The best thing I can say about The Last Stand: Dead Zone is that I was playing it at the very moment of Diablo III‘s long-anticipated release and found myself reluctant to stop. That’s partly because there wasn’t much point to trying to log in to Diablo because of the server load, but also because ConArtist’s fourth entry in their Last Stand series surprised me at every turn. It succeeds as both as a strategy game and a roleplaying game, and it’s a gritty example of how to give aging social conventions new relevance. Perhaps most importantly, it’s a game for people who doubt the legitimacy of Facebook as a gaming platform.

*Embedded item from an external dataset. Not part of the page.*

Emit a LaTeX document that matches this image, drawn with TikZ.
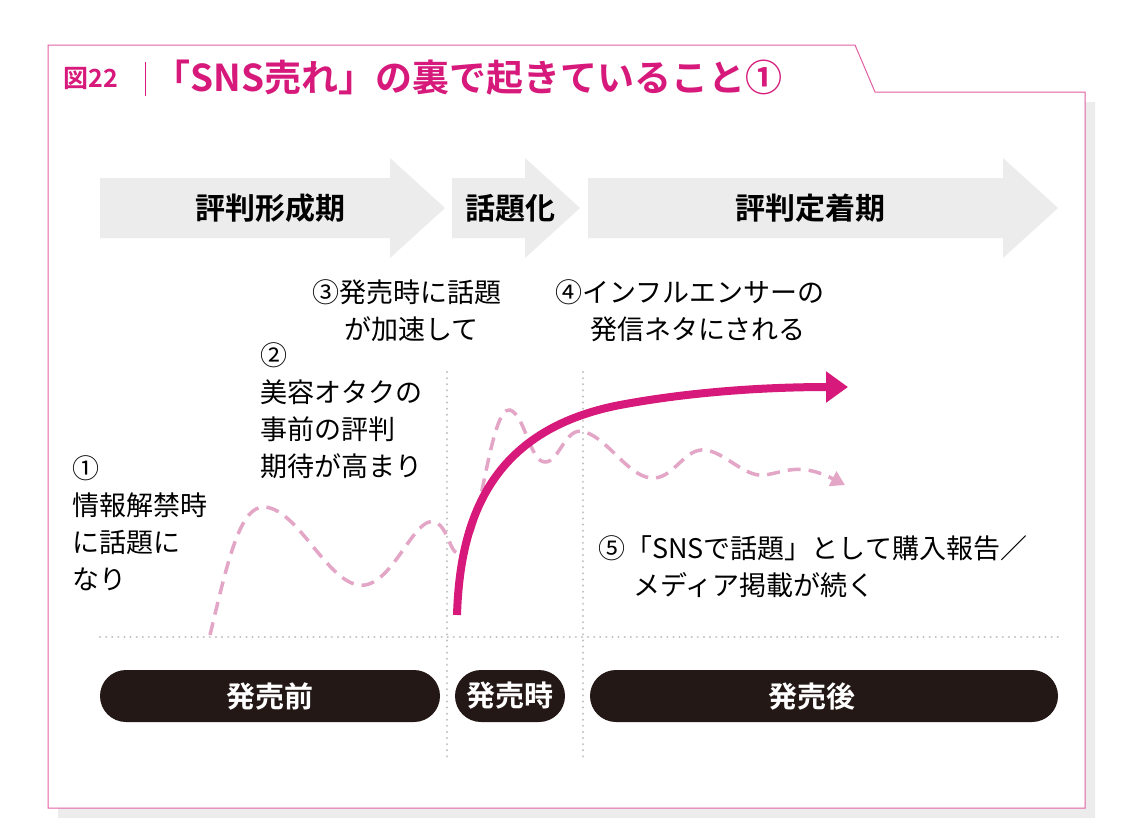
\documentclass[tikz,border=0pt]{standalone}
\usepackage{fontspec}
\setmainfont{Noto Sans CJK JP}
\newfontfamily\boldjp{Noto Sans CJK JP Bold}
\usetikzlibrary{arrows.meta}
\definecolor{magenta}{HTML}{D6197A}
\definecolor{pinkdash}{HTML}{E3A6C6}
\definecolor{bandgray}{HTML}{ECECEC}
\definecolor{pillblack}{HTML}{231815}
\begin{document}
\begin{tikzpicture}[x=1pt,y=-1pt,
    band/.style={fill=bandgray},
    bandtext/.style={font=\boldjp\fontsize{30}{32}\selectfont},
    pill/.style={fill=pillblack,rounded corners=26pt},
    pilltext/.style={text=white,font=\boldjp\fontsize{29}{32}\selectfont},
    note/.style={align=left,anchor=north west,inner sep=0pt,font=\fontsize{27}{37}\selectfont},
    guide/.style={gray!50,line width=2.2pt,dash pattern=on 0.1pt off 6pt,line cap=round}]
\useasboundingbox (0,0) rectangle (1140,839);
% frame
\fill[gray!15] (58,102) -- (885,102) -- (1095,102) -- (1095,818) -- (58,818) -- cycle;
\draw[magenta!70,fill=white,line width=1pt] (48,45) -- (855,45) -- (875,92) -- (1085,92) -- (1085,808) -- (48,808) -- cycle;
\node[text=magenta,font=\boldjp\fontsize{25}{27}\selectfont,anchor=west] (fig) at (60,78) {図22};
\draw[magenta,line width=1pt] (145,62) -- (145,96);
\node[text=magenta,font=\boldjp\fontsize{37}{40}\selectfont,anchor=west] (title) at (150,78) {「SNS売れ」の裏で起きていること①};
% phase bands
\fill[band] (100,178) -- (390,178) -- (390,158) -- (445,208) -- (390,258) -- (390,238) -- (100,238) -- cycle;
\fill[band] (452,178) -- (525,178) -- (525,158) -- (580,208) -- (525,258) -- (525,238) -- (452,238) -- cycle;
\fill[band] (588,178) -- (1003,178) -- (1003,158) -- (1058,208) -- (1003,258) -- (1003,238) -- (588,238) -- cycle;
\node[bandtext] (p1) at (270,208) {評判形成期};
\node[bandtext] (p2) at (510,208) {話題化};
\node[bandtext] (p3) at (810,208) {評判定着期};
% guides
\draw[guide] (100,637) -- (1058,637);
\draw[guide] (447,372) -- (447,760);
\draw[guide] (583,372) -- (583,760);
% curves
\coordinate (d0) at (210,635);
\coordinate (d1) at (845,485);
\draw[pinkdash,line width=3.5pt,dash pattern=on 13pt off 8pt,-{Triangle[length=14pt,width=16pt]}]
  (d0) .. controls (228,560) and (240,505) .. (265,507)
  .. controls (300,510) and (330,590) .. (365,585)
  .. controls (395,580) and (415,515) .. (435,522)
  .. controls (450,528) and (450,560) .. (462,552)
  .. controls (480,540) and (490,405) .. (510,410)
  .. controls (525,415) and (530,462) .. (545,462)
  .. controls (560,462) and (565,425) .. (585,432)
  .. controls (610,440) and (630,480) .. (655,478)
  .. controls (675,476) and (685,448) .. (705,450)
  .. controls (725,452) and (745,478) .. (765,475)
  .. controls (785,472) and (800,462) .. (d1);
\coordinate (s0) at (457,615);
\coordinate (s1) at (848,387);
\draw[magenta,line width=8pt,-{Triangle[length=22pt,width=30pt]}]
  (s0) .. controls (460,520) and (490,430) .. (620,405)
  .. controls (700,390) and (780,387) .. (s1);
% notes
\node[note] (n1) at (72,455) {①\\情報解禁時\\に話題に\\なり};
\node[note] (n2) at (260,342) {②\\美容オタクの\\事前の評判\\期待が高まり};
\node[note] (n3) at (312,279) {③発売時に話題\\\hspace*{1.2em}が加速して};
\node[note] (n4) at (555,279) {④インフルエンサーの\\\hspace*{1.3em}発信ネタにされる};
\node[note] (n5) at (598,535) {⑤「SNSで話題」として購入報告／\\\hspace*{1.3em}メディア掲載が続く};
% timing pills
\fill[pill] (100,670) rectangle (440,722);
\fill[pill] (455,670) rectangle (565,722);
\fill[pill] (590,670) rectangle (1058,722);
\node[pilltext] (t1) at (270,696) {発売前};
\node[pilltext] (t2) at (510,696) {発売時};
\node[pilltext] (t3) at (812,696) {発売後};
\end{tikzpicture}
\end{document}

Dead Zone might be just another zombie game at its core, but it manages to distinguish itself by recreating the conditions you’d have to contend with if you were stranded with a bunch of zombie clawing at the gates of your compound. Not only will you have to repel swarms of living dead, in other words, but you’ll also have to keep up your companions’ morale and ensure the necessities of survival. On one level, its calls for clearing trash, growing food, and building necessary equipment make it accessible to anyone familiar with FarmVille; on another, its insistence on sending you out into the shattered urban wastes for food, water, and other necessary supplies grant it a bite lacking in most sims.

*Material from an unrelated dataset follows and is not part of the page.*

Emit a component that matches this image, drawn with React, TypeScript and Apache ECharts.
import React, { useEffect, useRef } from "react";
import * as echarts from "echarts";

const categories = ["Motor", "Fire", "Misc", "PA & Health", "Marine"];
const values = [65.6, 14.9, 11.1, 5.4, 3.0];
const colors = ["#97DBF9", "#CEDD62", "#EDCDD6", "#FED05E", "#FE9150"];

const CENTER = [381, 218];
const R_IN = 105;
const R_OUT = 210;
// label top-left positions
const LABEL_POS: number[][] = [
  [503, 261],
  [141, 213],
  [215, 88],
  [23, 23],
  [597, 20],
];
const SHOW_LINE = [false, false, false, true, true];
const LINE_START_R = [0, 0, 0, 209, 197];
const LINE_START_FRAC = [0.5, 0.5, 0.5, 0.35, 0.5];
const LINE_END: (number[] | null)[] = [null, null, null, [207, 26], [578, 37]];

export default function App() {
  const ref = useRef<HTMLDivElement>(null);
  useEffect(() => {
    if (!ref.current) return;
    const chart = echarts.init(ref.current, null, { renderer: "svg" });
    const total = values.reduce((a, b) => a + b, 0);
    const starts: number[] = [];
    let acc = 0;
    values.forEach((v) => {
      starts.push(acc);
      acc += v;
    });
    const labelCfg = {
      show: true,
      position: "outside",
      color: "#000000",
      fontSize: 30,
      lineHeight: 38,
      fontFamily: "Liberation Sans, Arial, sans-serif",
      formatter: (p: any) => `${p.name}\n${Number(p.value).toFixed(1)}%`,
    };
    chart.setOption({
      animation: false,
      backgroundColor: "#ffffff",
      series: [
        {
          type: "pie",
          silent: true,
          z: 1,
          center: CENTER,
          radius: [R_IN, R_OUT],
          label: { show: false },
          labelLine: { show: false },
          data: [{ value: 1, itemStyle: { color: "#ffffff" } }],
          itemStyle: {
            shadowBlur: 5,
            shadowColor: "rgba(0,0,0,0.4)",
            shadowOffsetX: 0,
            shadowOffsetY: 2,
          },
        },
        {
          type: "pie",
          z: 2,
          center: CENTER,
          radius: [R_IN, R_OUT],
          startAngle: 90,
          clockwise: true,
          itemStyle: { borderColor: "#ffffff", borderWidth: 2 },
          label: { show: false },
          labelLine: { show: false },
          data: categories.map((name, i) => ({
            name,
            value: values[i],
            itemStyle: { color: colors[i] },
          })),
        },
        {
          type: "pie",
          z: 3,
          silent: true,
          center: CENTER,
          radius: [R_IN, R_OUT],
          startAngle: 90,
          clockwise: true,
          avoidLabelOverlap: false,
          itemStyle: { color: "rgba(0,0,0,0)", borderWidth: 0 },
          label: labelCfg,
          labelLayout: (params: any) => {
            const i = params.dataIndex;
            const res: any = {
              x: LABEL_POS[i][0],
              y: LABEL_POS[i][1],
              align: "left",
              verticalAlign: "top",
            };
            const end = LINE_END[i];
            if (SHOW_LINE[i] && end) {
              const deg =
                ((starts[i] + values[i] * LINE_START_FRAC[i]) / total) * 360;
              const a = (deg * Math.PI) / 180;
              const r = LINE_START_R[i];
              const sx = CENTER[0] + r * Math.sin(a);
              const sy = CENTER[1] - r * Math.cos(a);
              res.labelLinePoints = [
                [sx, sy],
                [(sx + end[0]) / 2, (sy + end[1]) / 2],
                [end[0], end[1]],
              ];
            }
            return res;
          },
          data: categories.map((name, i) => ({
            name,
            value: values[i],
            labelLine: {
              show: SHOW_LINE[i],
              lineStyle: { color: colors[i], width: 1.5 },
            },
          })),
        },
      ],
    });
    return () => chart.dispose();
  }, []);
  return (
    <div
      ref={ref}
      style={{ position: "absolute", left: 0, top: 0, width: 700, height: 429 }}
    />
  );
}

Much of the game’s strategy centers on the survivors who periodically wander into your camp and offer to help out with your chores. In the past, games like this would simply send the follower off screen, and a message would pop up around five minutes later letting you know if they’d been successful. Here, you have to ensure the success of that job yourself. That means entering homes, convenience stores, and office buildings on a overhead map and ransacking them for supplies under a timer, all while fending off the unrelenting zombie horde either by targeting them your self or letting the moderately competent AI shoot them once they come in range. Since rummaging through boxes or cabinets can take several seconds, the tension seldom lets up.

 Dead Zone

This excitement carries over to your compound. Every now and then, you’ll have to fend off zombie waves of increasing difficulty with the help of the followers you’ve picked up along the way, which means you need to use the time in between to build up your fortifications and supply caches. The constant demands of the situation get rough–so much, in fact, that Dead Zone might chase off the most casual of players–but there’s enough here to sate players seeking a more potent experience without the commitments demanded by non-social titles of the same nature. It gets even more harrowing when you realize that you can attack other players’ compounds provided they’ve played for at least six day or haven’t already attacked someone else’s compound. At every turn, Dead Zone ensures that there’s something fun to do.

All of this is punctuated by a brilliantly grim presentation that presents a coherent (if familiar) timeline of the 350 days that led up to the tragedy, against the backdrop of a minimalist score that only adds to the tension. Dead Zone isn’t without a few flaws, but as they mainly center on a recent (and hopefully temporary) crop of connection issues and missing features (such as a chat interface) that will be implemented later, it’s hard to judge them against the stellar performance of the game as a whole. Indeed, in terms of pure enjoyment, Dead Zone is very much alive.